Harvard/Yale study links teen obesity to sugary beverages
Sep 27, 2012, 3:01 PM | Updated: Sep 28, 2012, 3:44 pm
New research validates the word of doctors and health advocates who warn that sugar-sweetened beverages play a significant role in the obesity epidemic.
“Calories from sugar-sweetened beverages do matter,” Yale University endocrinologist Sonia Caprio wrote in an editorial that accompanied the studies. “The time has come to take action.”
The study, by Harvard and Yale researchers, looked at 224 overweight and obese ninth- and tenth-graders who drank either a 12-ounce sugary drink or 100 percent fruit juice on a daily basis.
Researchers split the students into two groups, one which received a delivery of noncaloric beverages such as flavored-water, diet drinks or water every two weeks for one full year.
The other group received no noncaloric drinks, but were given a $50 gift card to a supermarket at intervals during the study, with no instructions on what to buy with the card.
The researchers were testing to determine whether or not changing a teen’s household environment to carry fewer sugar-sweetened beverages, with no behavioral intervention, would have an effect on weight.
It turns out that simply swapping the drinks in the home for healthy beverages helped, CBS News reported. “After statistically ruling out other demographics so the only difference between groups would be sugary drink intake, teens who had the noncaloric deliveries gained an average of four fewer pounds over the course of a year than soda drinkers in the control group.”

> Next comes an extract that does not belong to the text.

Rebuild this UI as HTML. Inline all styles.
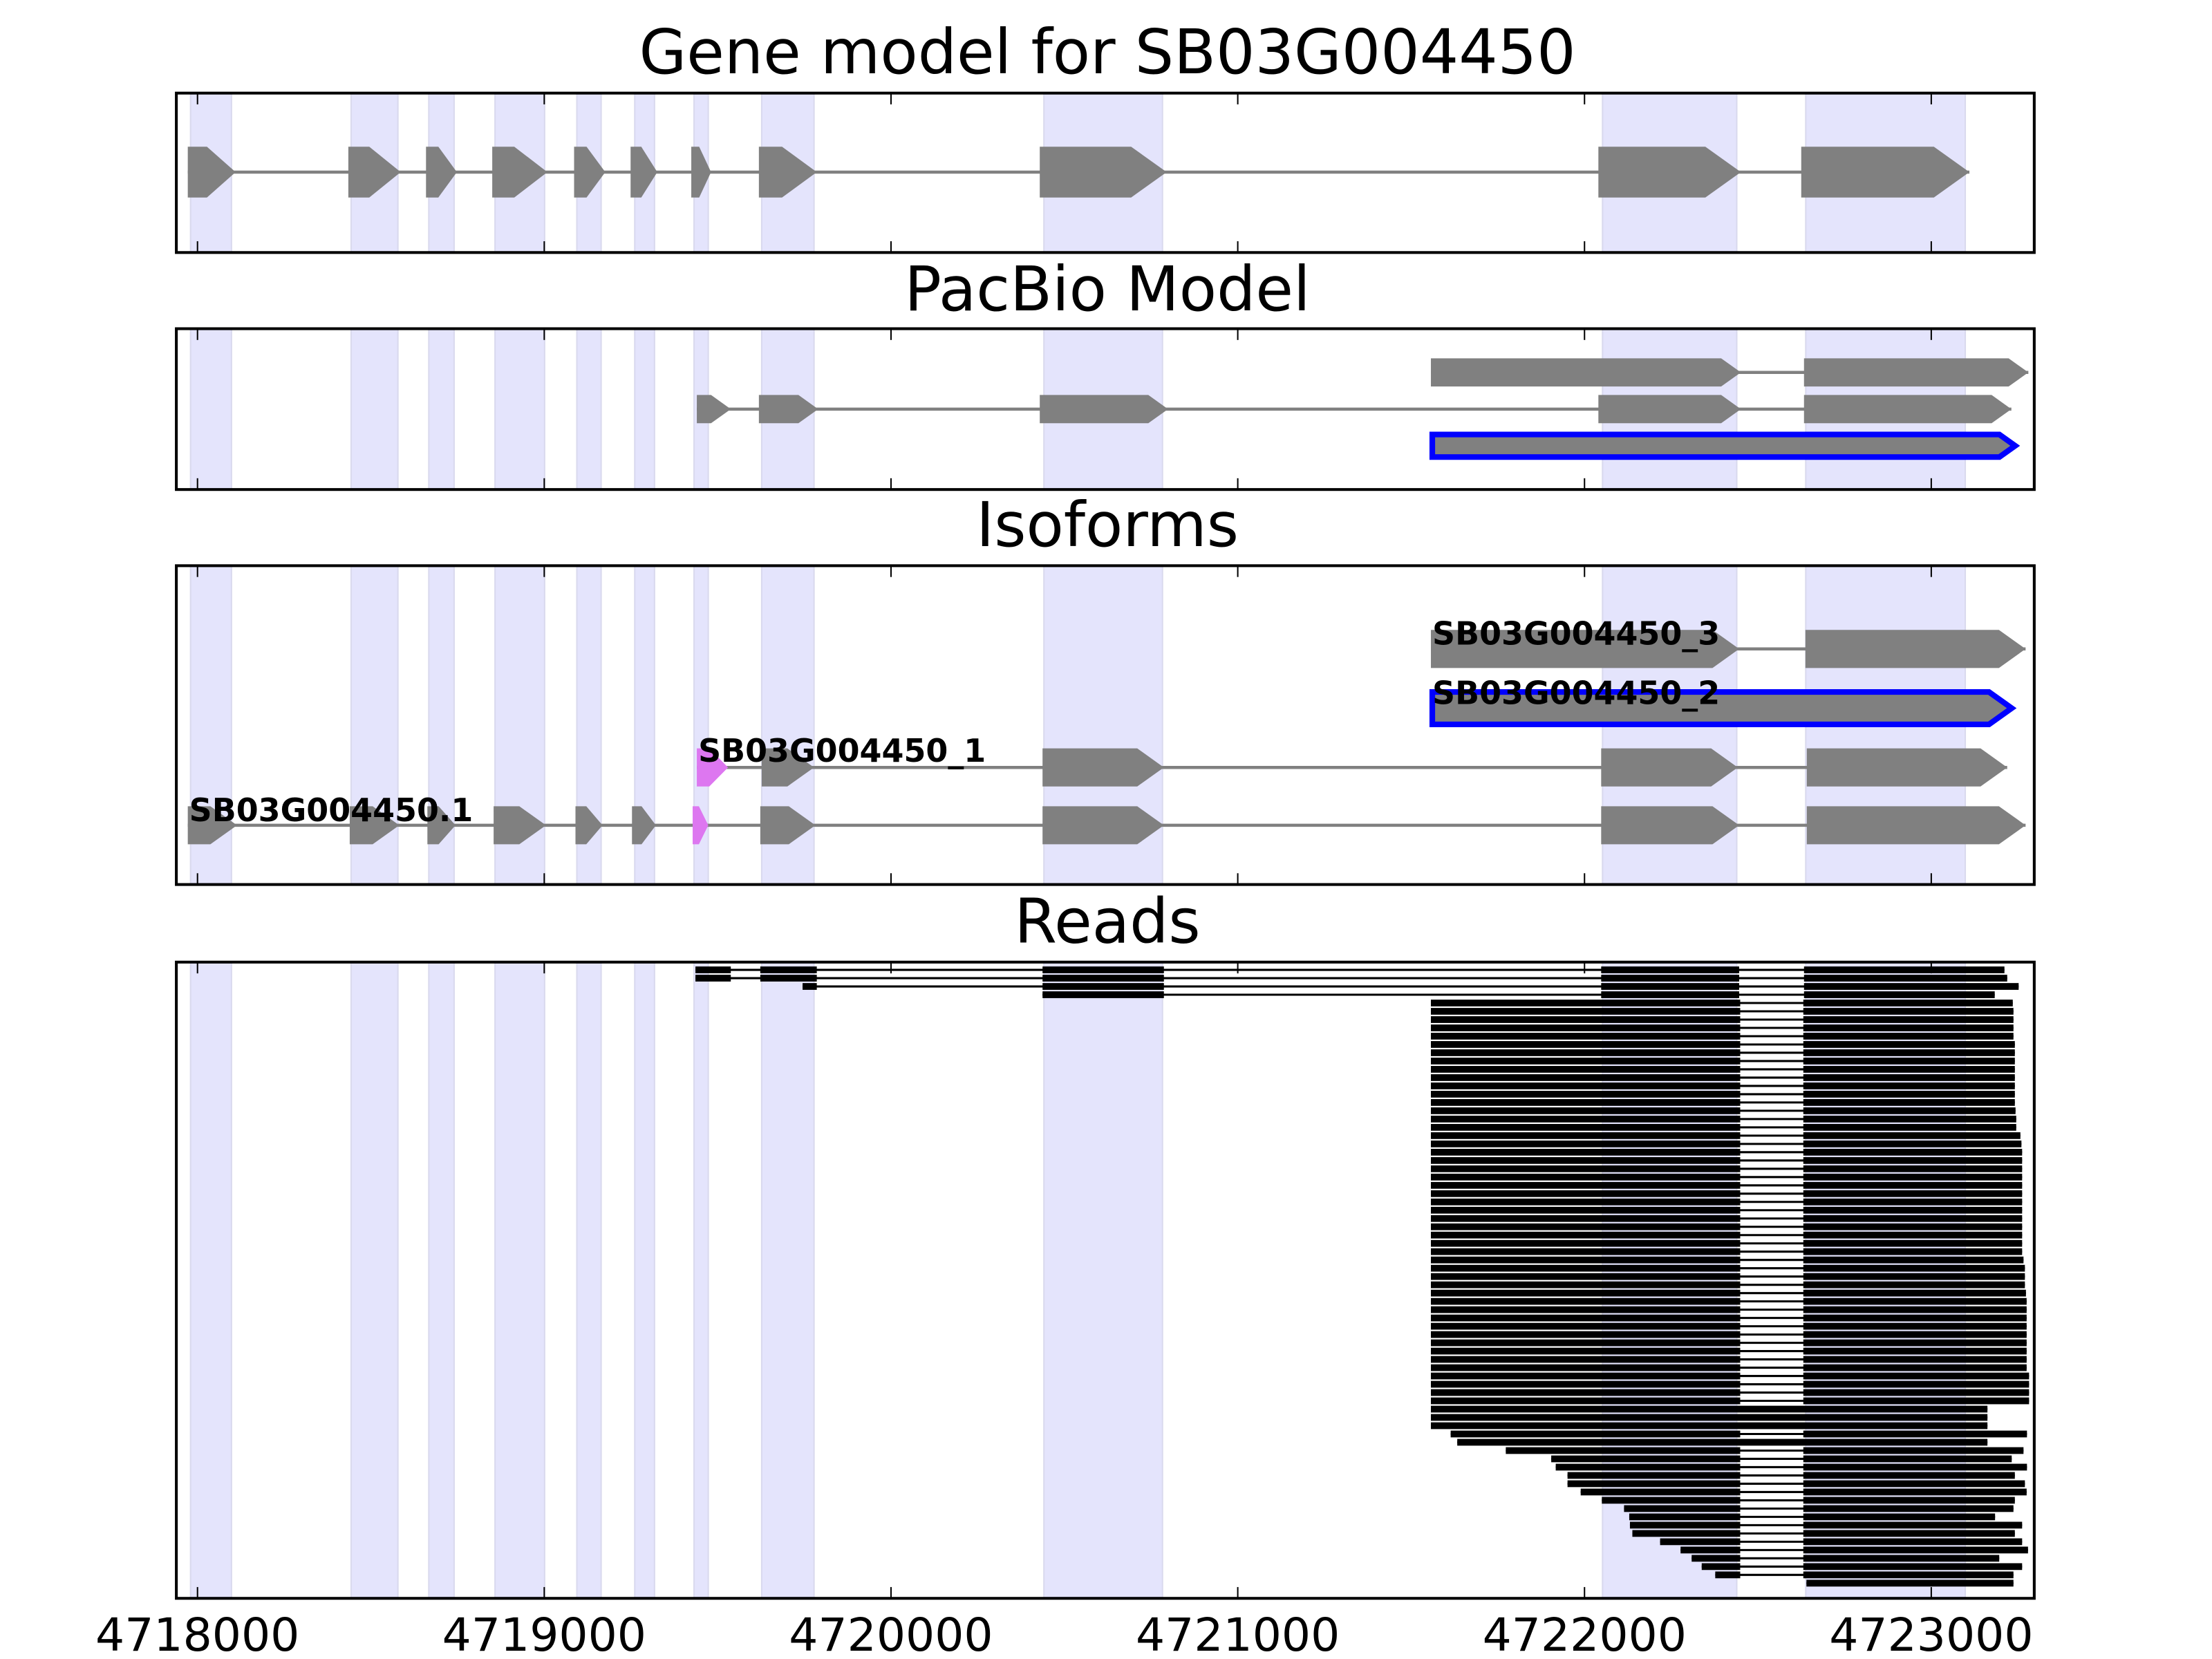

The study was published online Friday by the New England Journal of Medicine,
The new study comes at the crest of an ongoing debate, the Wall Street Journal reported. New York City Mayor Michael Bloomberg is preparing to impose a ban on the sale of sugary beverages in containers larger than 16 ounces in movie theaters, restaurants and other venues in the city.
The findings “provide a strong impetus to develop recommendations and policy decisions to limit consumption of sugar-sweetened beverages,” Sonia Caprio, a professor of pediatrics at the Yale School of Medicine, wrote in an accompanying editorial.
The new studies unleashed a storm of objection from Coca-Cola Co. and PepsiCo Inc., described by the Los Angeles Times as the “icons of a $110-billion-a-year industry whose products have penetrated the remotest corners of the earth.”
“Sugar-sweetened beverages are not driving obesity,” the American Beverage Assn., which represents the soda makers, said in a statement released Friday. “By every measure, sugar-sweetened beverages play a small and declining role in the American diet.”
The beverage ban goes into effect March 12. The ban only applies to drinks that contain more than 25 calories per 8 ounces, USA Today noted. It does not include beverages with more than 50 percent milk or 100 percent juice drinks.